My mother, an English teacher of 35+ years, was my co-consipirator when she bought me the graphic novel version of "Great Expectations" for my 9th grade honors English class.

Publishing superhero comics that might appear attractive to children with plotlines that are for mature readers without some sort of designation (rating label, mature readers publishing house like DC's Vertigo) is not a great idea. I'm not sure if Identiy Crisis for example had a warning on it or was published under the Comics Code.

However I think that most of the gritty superhero stories are really marketed to a male, over 25 adult audience.
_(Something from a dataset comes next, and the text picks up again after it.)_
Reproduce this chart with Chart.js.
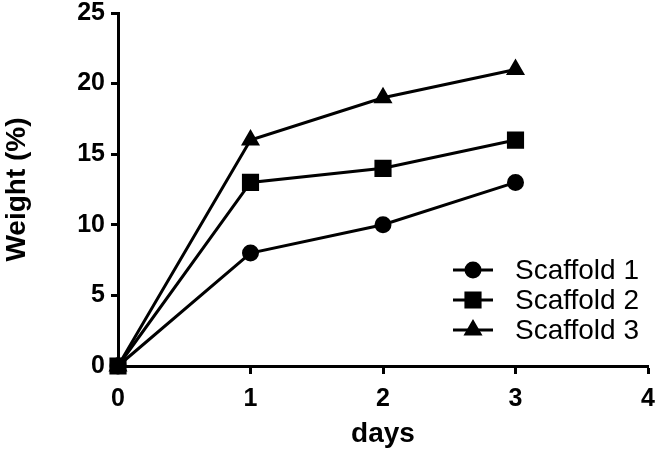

I don't think that superheroes appeal to children as much as something like Yu-gi-oh does.

Most kids these days are reading manga, and the major manga publishers have ratings on their comics, and shrinkwrap the titles that are for a mature audience.

There are also some really great comics out there that are published for an all ages audience that would be a great fit in a school library.

Back in 7th grade my middle school English teacher had us read graphic novels instead of the actual works. For about a year I honestly thought "Last of the Mohicans" *was* a graphic novel. But other than messing with my 7th grader head, I don't know whether they were any better or worse than reading the actual work. I do know that they actually got read, unlike "The Odyssey" and "The Iliad" in 12th grade Honors English, but that's a story for another time...

that it will be particularly engaging. I was trying to find a graphic novel that dealt with the civil war, since my 8th grader has very low interest in history. I found one title that was marketed as a "graphic novel" about the civil war, but it was just a badly drawn comic with a crappy story line. I'm not so much worried about offensive stuff getting into the classroom as I am about school districts getting hornswaggled into buying slick-marketed, buzzword crud that won't be any more effective or compelling than a textbook. I mean, read the ad copy for this one. Yuck!